Posts Tagged ‘The God Delusion’
by PinPonPun in Atheism, Church and State
When someone commits suicide it is common for that person’s friends and family to seek an explanation for the act; what caused the person to take such a drastic action? Who or what is to blame?
In modern days it’s not uncommon to evaluate those recent changes in a person’s life, specifically those changes that we do or did not approve of, and assign blame to them. Publicly, this has included things like heavy metal music or roleplaying games like Dungeons and Dragons, both of which were linked by loved ones and the press to suicides.
In these cases, friends and family find an immediate causal relationship between the perceived “negative” activities and the suicide; they do not necessarily recognize that correlation does not imply causation.
Jesse Kilgore committed suicide in October by walking into the woods near his New York home and shooting himself. Keith Kilgore said he was shocked because he believed his son was grounded in Christianity, had blogged against abortion and for family values, and boasted he’d been debating for years.
While I understand that a father would be shocked by his own son’s suicide, I don’t quite know what Jesse’s views on abortion or the fact that he’d been “debating for years” have to do with anything. So what drove Jesse to suicide? His father believes he’s found the answer:
“This professor either assigned him to read or challenged him to read a book, ‘The God Delusion,’ by Richard Dawkins,” he said.
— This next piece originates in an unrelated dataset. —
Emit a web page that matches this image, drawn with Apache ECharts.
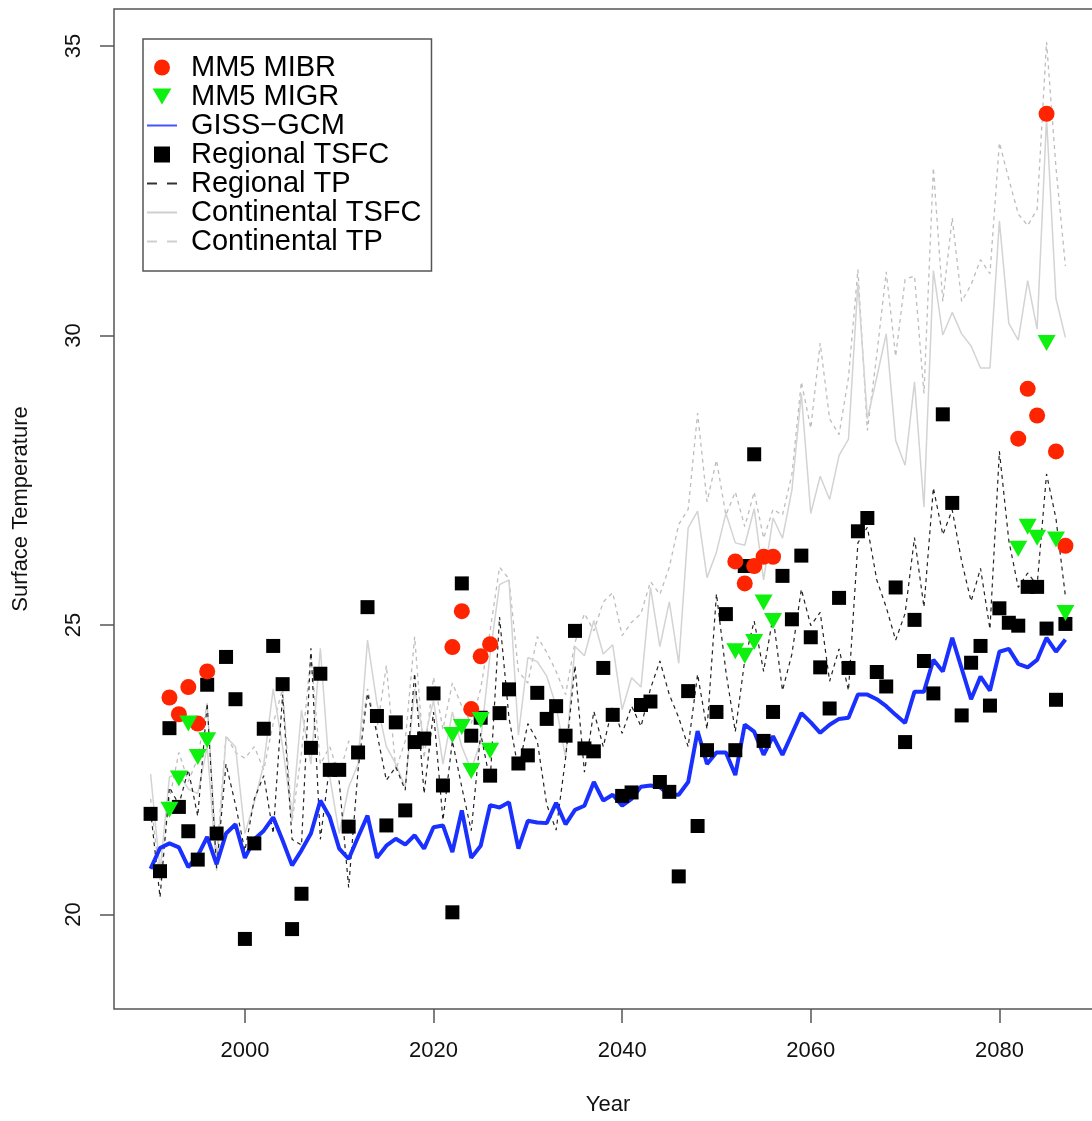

“I’m all for academic freedom,” Keith Kilgore said. “What I do have a problem with is if there’s going to be academic freedom, there has to be academic balance.
“They were undermining every moral and spiritual value for my [son],” he said. “They ought to be held accountable.”
Yes, Keith Kilgore believes The God Delusion killed his son and that, furthermore, that the public school system is at fault. He bases this on the fact that a college professor either suggested or challenged Jesse to read The God Delusion and that several friends and an unnamed relative describe Jesse in the days before his sucide as “pretty much an atheist, with no belief in the existence of God (in any form) or an afterlife or even in the concept of right or wrong.”
The quoted source also states that Jesse “thought that murder wasn’t wrong per se, but he would never do it because of the social consequences – that was all there was – just social consequences” — showcasing the common bias and misunderstanding about atheists and morality.
Jesse’s father, his friends, his relatives — all blame the suicide on the loss of faith created by his reading of the book. They see a direct causation there.
Suicide is rarely a quick and spontaneous decision, and the decision to take one’s own life is usually predicated on a number of reasons. I cannot speak to Jesse’s intentions, and know only what the WND articles tells me of him, but I would guess that there were other circumstances leading to his action.
Perhaps he did find himself disbelieving and, fearful of the response from his religious family, could not cope? Perhaps, as a military veteran, he was suffering from other duress?
As mojoey points out:
How about this instead: Jesse Kilgore killed himself because of, mental illness, depression, drugs, girls or maybe boys, guilt, poor grades, or… maybe because he just woke up one day without faith and realized he could not confront his overbearing father. Perhaps the environment in which he was raised was not welcoming to rational thought…
Instead of considering these options, however, Keith Kilgore has instead assumed that it must be a political enemy, an attack on his faith, and a representation of how our country is straying from the so-called Christian ideals. Again, from the WND article:
Keith Kilgore told WND he feels, by allowing his son to move into the atmosphere of a secular school, like “I put a toddler in the front of my car.”
“My son is the Adam Walsh of the culture war. That’s who my son is,” he said, referring to the child abduction victim whose case was used to create a wide range of amber alert and other programs to protect children.
He said he has a wake-up call over the anti-Christian agenda of public education. And he has some goals.
“I want to hold schools accountable for what they’re teaching our kids. This was malpractice,” he said.
Giving his son the opportunity to have a secular education was akin to putting a toddler in front of a car? Adam Walsh?
Jesse Kilgore’s death is, obviously, a tragedy and the young man was clearly battling a number of metaphorical demons. He was not a martyr. He was not a victim of the secular, “anti-Christian” atheists. He was just a trouble young man.
Keith Kilgore seeks justification, understandably. But as I mentioned before – correlation does not imply causation and rather than angrily accuse his own perceived enemies of taking his son he should grieve for the loss and find the support he needs to continue on with his life.
[Edit to add the following]
Scarily, some Christians, apparently, don’t think Keith Kilgore’s views are quite extreme enough:
A time may come for that but I think there is a better solution: transform the public schools. This will require some ‘get tough’ action by concerned individuals in this country by people who generally aren’t ‘activists.’ They generally try to mind their own business, unlike the other side, which is filled with rabid ideologues who, literally, take to the street if they don’t get their way- or worse. A story like this one helps illustrate the stakes involved.